A ContextKey[T] is a typed key that identifies a resource. Define keys at module level:

import asyncpg
import cocoindex as coco

# Define typed keys for resources you want to share
PG_DB = coco.ContextKey[asyncpg.Pool]("pg_db", tracked=False)
CONFIG = coco.ContextKey[AppConfig]("config")

The type parameter (asyncpg.Pool, AppConfig) enables type checking — when you retrieve the value, your editor knows its type.

Tracked context keys

By default, context keys are tracked — if you change the provided value between runs, CocoIndex automatically invalidates memoized functions that consumed it via use_context(). This works the same way as function change tracking: the engine detects the change and re-executes affected functions.

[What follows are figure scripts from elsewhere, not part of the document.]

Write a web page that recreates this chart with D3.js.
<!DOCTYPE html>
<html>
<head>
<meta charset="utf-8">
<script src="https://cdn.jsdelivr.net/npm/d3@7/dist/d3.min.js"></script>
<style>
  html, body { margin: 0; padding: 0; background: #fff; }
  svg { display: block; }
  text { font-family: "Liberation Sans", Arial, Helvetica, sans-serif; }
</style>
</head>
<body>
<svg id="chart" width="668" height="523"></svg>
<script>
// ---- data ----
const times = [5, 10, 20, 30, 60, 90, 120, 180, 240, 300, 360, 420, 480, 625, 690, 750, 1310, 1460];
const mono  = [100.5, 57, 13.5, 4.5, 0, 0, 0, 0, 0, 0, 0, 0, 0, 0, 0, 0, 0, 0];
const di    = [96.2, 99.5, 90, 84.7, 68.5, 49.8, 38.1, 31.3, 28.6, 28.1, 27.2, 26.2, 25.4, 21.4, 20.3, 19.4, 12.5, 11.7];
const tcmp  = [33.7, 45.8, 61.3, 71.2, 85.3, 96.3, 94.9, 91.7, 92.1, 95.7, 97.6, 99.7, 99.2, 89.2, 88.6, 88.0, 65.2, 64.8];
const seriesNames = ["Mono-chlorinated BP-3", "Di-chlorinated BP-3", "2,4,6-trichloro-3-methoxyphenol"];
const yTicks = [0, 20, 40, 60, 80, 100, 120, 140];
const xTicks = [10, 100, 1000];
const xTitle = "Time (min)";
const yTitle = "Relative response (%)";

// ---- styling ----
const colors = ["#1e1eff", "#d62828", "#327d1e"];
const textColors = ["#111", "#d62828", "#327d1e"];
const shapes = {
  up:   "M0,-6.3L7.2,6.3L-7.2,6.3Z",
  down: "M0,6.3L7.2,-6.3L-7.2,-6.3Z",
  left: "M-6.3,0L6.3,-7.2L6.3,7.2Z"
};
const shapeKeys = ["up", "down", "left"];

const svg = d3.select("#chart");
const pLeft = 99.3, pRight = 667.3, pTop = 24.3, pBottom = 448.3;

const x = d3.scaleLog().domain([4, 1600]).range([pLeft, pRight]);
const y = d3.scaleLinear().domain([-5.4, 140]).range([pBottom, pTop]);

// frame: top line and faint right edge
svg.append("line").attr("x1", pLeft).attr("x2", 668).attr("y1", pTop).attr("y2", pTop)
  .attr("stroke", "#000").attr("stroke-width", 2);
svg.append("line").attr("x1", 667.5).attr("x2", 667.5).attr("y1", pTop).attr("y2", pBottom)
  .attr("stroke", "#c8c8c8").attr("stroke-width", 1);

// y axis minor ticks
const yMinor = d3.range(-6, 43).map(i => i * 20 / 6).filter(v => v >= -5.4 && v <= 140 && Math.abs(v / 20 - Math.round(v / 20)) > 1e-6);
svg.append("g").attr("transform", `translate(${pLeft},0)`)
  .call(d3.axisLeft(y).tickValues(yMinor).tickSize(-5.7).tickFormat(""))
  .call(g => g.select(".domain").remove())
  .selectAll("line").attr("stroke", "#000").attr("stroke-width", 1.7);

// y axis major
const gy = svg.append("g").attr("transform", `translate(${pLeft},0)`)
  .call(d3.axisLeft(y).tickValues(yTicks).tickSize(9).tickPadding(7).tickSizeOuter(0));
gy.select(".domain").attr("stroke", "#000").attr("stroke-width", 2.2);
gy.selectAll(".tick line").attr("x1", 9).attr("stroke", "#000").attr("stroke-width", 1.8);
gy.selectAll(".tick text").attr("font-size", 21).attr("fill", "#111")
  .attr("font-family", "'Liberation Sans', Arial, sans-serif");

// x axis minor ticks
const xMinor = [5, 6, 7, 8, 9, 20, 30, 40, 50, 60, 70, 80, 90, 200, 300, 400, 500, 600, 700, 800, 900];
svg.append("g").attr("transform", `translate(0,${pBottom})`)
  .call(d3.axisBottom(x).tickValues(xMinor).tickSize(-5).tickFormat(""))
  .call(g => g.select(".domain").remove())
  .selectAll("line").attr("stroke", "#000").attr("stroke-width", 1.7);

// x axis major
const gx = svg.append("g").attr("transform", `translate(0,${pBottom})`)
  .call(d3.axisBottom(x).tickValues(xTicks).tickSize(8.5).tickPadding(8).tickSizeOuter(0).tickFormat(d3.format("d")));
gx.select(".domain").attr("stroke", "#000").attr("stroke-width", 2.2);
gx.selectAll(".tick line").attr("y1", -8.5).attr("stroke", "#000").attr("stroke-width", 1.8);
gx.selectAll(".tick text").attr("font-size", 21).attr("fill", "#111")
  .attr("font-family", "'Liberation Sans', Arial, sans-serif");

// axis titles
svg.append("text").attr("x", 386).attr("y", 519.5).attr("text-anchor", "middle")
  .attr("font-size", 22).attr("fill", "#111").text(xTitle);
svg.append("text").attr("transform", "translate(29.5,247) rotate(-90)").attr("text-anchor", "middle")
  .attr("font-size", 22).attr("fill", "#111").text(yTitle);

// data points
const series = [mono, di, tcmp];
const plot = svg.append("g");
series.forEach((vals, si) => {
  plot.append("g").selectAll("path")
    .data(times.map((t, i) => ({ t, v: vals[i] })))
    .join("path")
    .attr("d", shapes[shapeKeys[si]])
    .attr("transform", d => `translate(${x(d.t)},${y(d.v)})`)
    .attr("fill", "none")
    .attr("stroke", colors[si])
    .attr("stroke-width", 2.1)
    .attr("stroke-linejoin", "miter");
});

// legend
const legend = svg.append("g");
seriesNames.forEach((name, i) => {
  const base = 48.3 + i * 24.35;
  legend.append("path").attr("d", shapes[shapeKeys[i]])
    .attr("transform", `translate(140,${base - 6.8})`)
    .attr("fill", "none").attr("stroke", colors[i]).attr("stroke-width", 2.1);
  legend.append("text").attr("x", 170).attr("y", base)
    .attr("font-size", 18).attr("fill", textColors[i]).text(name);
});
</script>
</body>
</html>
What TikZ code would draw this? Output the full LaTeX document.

# Tracked (default) — changing the model invalidates memos that used it
EMBEDDER = coco.ContextKey[SentenceTransformerEmbedder]("embedder")

# Untracked — changing the logger won't invalidate memos
LOGGER = coco.ContextKey[logging.Logger]("logger", tracked=False)

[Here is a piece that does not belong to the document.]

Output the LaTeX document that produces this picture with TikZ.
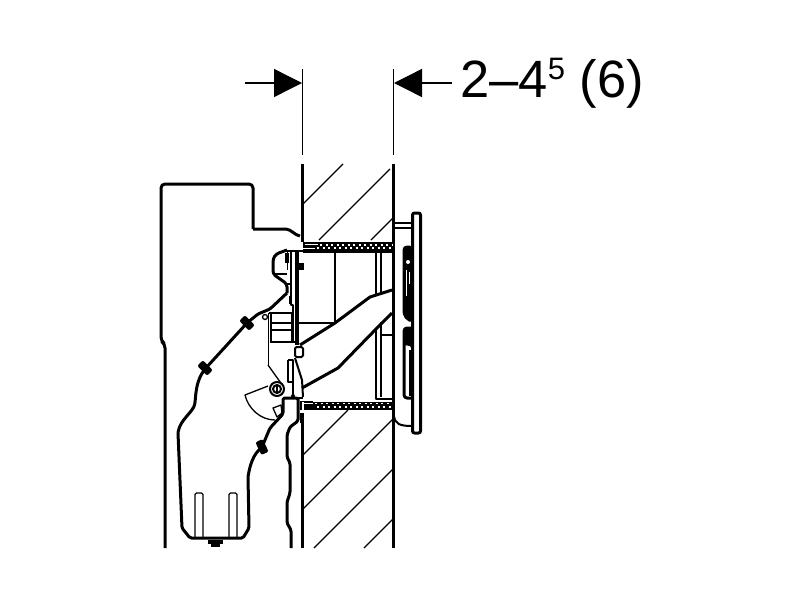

Use tracked=False for resources that don't affect computation results — loggers, debug flags, monitoring clients, etc. This avoids unnecessary reprocessing when those values change.

tip

Tracking is transitive: if function foo (memoized) calls function bar, and bar calls use_context(key) on a tracked key, then foo's memo is also invalidated when the context value changes.

Providing values

In your lifespan function, use builder.provide() to make resources available:

import asyncpg
import cocoindex as coco
from cocoindex.connectors import postgres

PG_DB = coco.ContextKey[asyncpg.Pool]("my_db", tracked=False)

@coco.lifespan
async def coco_lifespan(builder: coco.EnvironmentBuilder) -> AsyncIterator[None]:
builder.settings.db_path = pathlib.Path("./cocoindex.db")

# Create and provide a database connection pool
async with await postgres.create_pool(DATABASE_URL) as pool:
builder.provide(PG_DB, pool)
yield

The resource is available for the lifetime of the environment. When the lifespan exits (after yield), cleanup happens automatically if you use a context manager pattern.

Retrieving values

In processing components, use coco.use_context() to retrieve provided resources:

@coco.fn
async def app_main(sourcedir: pathlib.Path) -> None:
table = await postgres.mount_table_target(
PG_DB,
"docs",
await postgres.TableSchema.from_class(Doc, primary_key=["id"]),
)

# ... rest of pipeline ...

Accessing context outside processing components

If you need to access context values outside of CocoIndex processing components — for example, in query/serving logic that shares resources with your indexing pipeline — use env.get_context():

# Sync API
db = coco.default_env().get_context(PG_DB)
# Async API
db = (await coco.default_env()).get_context(PG_DB)

This is useful when your application runs both indexing and serving in the same process and you want to initialize shared resources (like database connection pools or configuration) once in the lifespan.

note

default_env() starts the environment if it hasn't been started yet, which runs the lifespan function. If you're using an explicit environment, call get_context() directly on that environment instance.